October 17, 2008 at 10:12 am (All Things Gatsby, Book, F Scott Fitzgerald) (, , , , , , , )

We know from F. Scott Fitzgerald’s letters to his publishers that he considered calling his novel, Trimalchio in West Egg instead of The Great Gatsby.

Even though the publishers didn’t share Fitzgerald’s enthusiasm for the title, Trimalchio still makes an appearance in the novel at the beginning of Chapter 7:

“It was when curiosity about Gatsby was at its highest that the lights in his house failed to go on one Saturday night-and, as obscurely as it had begun, his career as Trimalchio was over.”

So who is Trimalchio? And what does he have to do with Gatsby?

Trimalchio, or Gaius Pompeius Trimalchio Maecenatianus, is a character in the roman novel Satyricon written by Petronius over 1,900 years ago.

In the story, Trimalchio, which means “thrice blessed”, was well-known for throwing extravagant dinner parties. During the dinner party related in the Satyricon, Trimalchio engages in grotesque displays of wealth by serving exotic dishes, such as live birds sewn inside a pig and dishes to represent every sign in the zodiac. His guest eat course after course, and talk of everyday life in the Roman Empire, while Trimalchio’s vulgar displays of wealth continue. The night ends with the drunken guests acting out Trimalchio’s funeral for the sake of his amusement.

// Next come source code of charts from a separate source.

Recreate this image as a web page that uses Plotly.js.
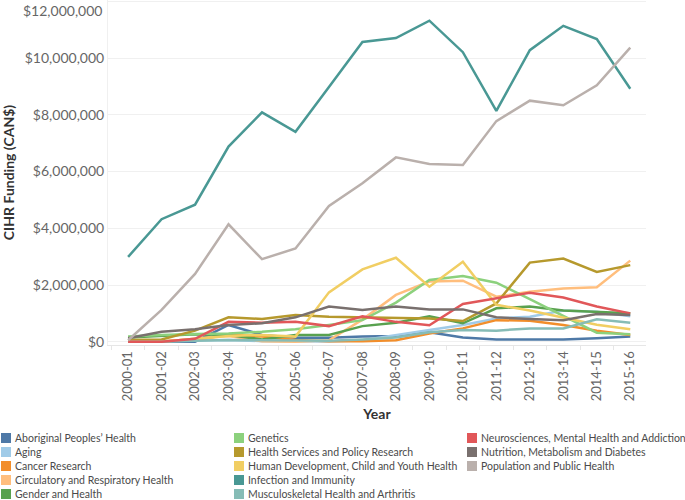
<!DOCTYPE html>
<html>
<head>
<meta charset="utf-8">
<script src="https://cdn.plot.ly/plotly-3.0.1.min.js"></script>
<style>html,body{margin:0;padding:0;background:#fff;}#chart{width:685px;height:500px;}</style>
</head>
<body>
<div id="chart"></div>
<script>
const years = ["2000-01","2001-02","2002-03","2003-04","2004-05","2005-06","2006-07","2007-08","2008-09","2009-10","2010-11","2011-12","2012-13","2013-14","2014-15","2015-16"];

const aboriginal      = [0, 0, 0, 590000, 240000, 140000, 140000, 180000, 200000, 330000, 150000, 80000, 90000, 80000, 120000, 180000];
const aging           = [0, 20000, 50000, 60000, 20000, 10000, 10000, 50000, 220000, 410000, 590000, 820000, 880000, 1100000, 1060000, 900000];
const cancer          = [20000, 20000, 60000, 250000, 180000, 60000, 20000, 20000, 50000, 290000, 470000, 760000, 740000, 590000, 390000, 240000];
const circulatory     = [0, 0, 100000, 200000, 20000, 0, 50000, 780000, 1650000, 2120000, 2150000, 1590000, 1760000, 1880000, 1920000, 2860000];
const gender          = [150000, 210000, 260000, 240000, 80000, 240000, 240000, 550000, 670000, 900000, 650000, 1180000, 1240000, 1100000, 1060000, 1000000];
const genetics        = [180000, 240000, 270000, 290000, 350000, 440000, 590000, 760000, 1380000, 2180000, 2320000, 2080000, 1500000, 900000, 320000, 260000];
const healthServices  = [60000, 80000, 390000, 860000, 800000, 940000, 880000, 860000, 860000, 820000, 730000, 1350000, 2790000, 2930000, 2460000, 2700000];
const humanDev        = [0, 0, 100000, 200000, 240000, 180000, 1740000, 2550000, 2960000, 1940000, 2820000, 1300000, 1100000, 860000, 600000, 440000];
const infection       = [2990000, 4320000, 4830000, 6880000, 8090000, 7400000, 8980000, 10570000, 10710000, 11320000, 10210000, 8140000, 10280000, 11140000, 10670000, 8920000];
const musculoskeletal = [0, 0, 30000, 60000, 50000, 30000, 30000, 80000, 150000, 330000, 410000, 390000, 470000, 470000, 790000, 670000];
const neuro           = [0, 0, 100000, 700000, 670000, 700000, 550000, 900000, 700000, 580000, 1330000, 1530000, 1730000, 1560000, 1240000, 1000000];
const nutrition       = [120000, 350000, 440000, 590000, 650000, 860000, 1240000, 1120000, 1240000, 1140000, 1140000, 860000, 800000, 760000, 980000, 940000];
const population      = [50000, 1120000, 2390000, 4140000, 2910000, 3290000, 4790000, 5590000, 6500000, 6270000, 6230000, 7780000, 8500000, 8340000, 9040000, 10370000];

const seriesNames = [
  "Aboriginal Peoples\u2019 Health","Aging","Cancer Research","Circulatory and Respiratory Health","Gender and Health",
  "Genetics","Health Services and Policy Research","Human Development, Child and Youth Health","Infection and Immunity","Musculoskeletal Health and Arthritis",
  "Neurosciences, Mental Health and Addiction","Nutrition, Metabolism and Diabetes","Population and Public Health"
];
const seriesValues = [aboriginal, aging, cancer, circulatory, gender, genetics, healthServices, humanDev, infection, musculoskeletal, neuro, nutrition, population];
const seriesColors = ["#4e79a7","#a0cbe8","#f28e2b","#ffbe7d","#59a14f","#8cd17d","#b6992d","#f1ce63","#499894","#86bcb6","#e15759","#79706e","#bab0ac"];

const yMax = 12000000, yStep = 2000000;

const FONT = "Lato, 'Open Sans', sans-serif";
const W = 685, H = 500;
const M = {l: 108, r: 39, t: 0, b: 155};
const PW = W - M.l - M.r, PH = H - M.t - M.b;
const px2x = px => (px - M.l) / PW;
const py2y = py => 1 - (py - M.t) / PH;

const traces = seriesNames.map((n, i) => ({
  type: "scatter", mode: "lines", name: n,
  x: years, y: seriesValues[i],
  line: {color: seriesColors[i], width: 2.5},
  showlegend: false,
  hovertemplate: "%{x}: %{y:$,}<extra>" + n + "</extra>"
}));

// Custom legend (3 columns, column-major like the original)
const shapes = [], annotations = [];
const colX = [1, 234, 467];
const rowY = [438, 452, 466, 480, 494];
seriesNames.forEach((n, i) => {
  const c = Math.floor(i / 5), r = i % 5;
  const x0 = colX[c], yc = rowY[r];
  shapes.push({type: "rect", xref: "paper", yref: "paper",
    x0: px2x(x0), x1: px2x(x0 + 10), y0: py2y(yc + 5), y1: py2y(yc - 5),
    fillcolor: seriesColors[i], line: {width: 0}});
  annotations.push({xref: "paper", yref: "paper", x: px2x(x0 + 12), y: py2y(yc),
    xanchor: "left", yanchor: "middle", showarrow: false, text: n,
    font: {family: FONT, size: 10.5, color: "#4a4a4a"}});
});

// top tick label (shifted down inside the page, as in the original)
annotations.push({xref: "paper", yref: "paper", x: px2x(104), y: py2y(10),
  xanchor: "right", yanchor: "middle", showarrow: false,
  text: "$" + yMax.toLocaleString("en-US"),
  font: {family: FONT, size: 14, color: "#666"}});

const layout = {
  width: W, height: H,
  margin: M,
  paper_bgcolor: "#fff", plot_bgcolor: "#fff",
  font: {family: FONT},
  showlegend: false,
  xaxis: {
    type: "category", range: [-0.6, 15.47],
    tickangle: -90, tickfont: {family: FONT, size: 13, color: "#666"},
    showgrid: false, zeroline: false,
    showline: true, linecolor: "#e6e6e6", linewidth: 1,
    ticks: "outside", tickson: "boundaries", ticklen: 4, tickcolor: "#e6e6e6",
    title: {text: "Year", font: {family: FONT, size: 14, color: "#333", weight: "bold"}, standoff: 8},
    automargin: false, fixedrange: true
  },
  yaxis: {
    range: [-116000, 12050000],
    dtick: yStep, tick0: 0, tickformat: "$,",
    tickfont: {family: FONT, size: 14, color: "#666"},
    showgrid: true, gridcolor: "#f0f0f0", gridwidth: 1,
    zeroline: false, showline: true, linecolor: "#f0f0f0",
    ticks: "", ticklen: 0,
    title: {text: "CIHR Funding (CAN$)", font: {family: FONT, size: 14, color: "#333", weight: "bold"}, standoff: 8},
    automargin: false, fixedrange: true
  },
  shapes: shapes,
  annotations: annotations
};

Plotly.newPlot("chart", traces, layout, {displayModeBar: false, staticPlot: true});
</script>
</body>
</html>
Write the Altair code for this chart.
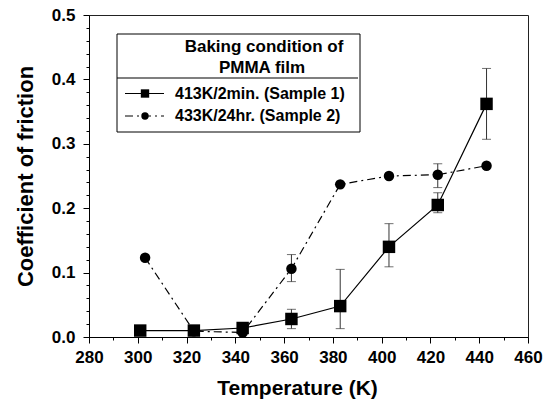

Gatsby, like Trimalchio, was also know for throwing lavish parties in order to display his wealth and attract the attention of the elusive Daisy Buchanan. There are other subtle similarities between the two…. do you see one?

For more information on Petronius’ Satyricon, roman life, F. Scott Fitzgerald, and the Great Gatsby- visit your local library!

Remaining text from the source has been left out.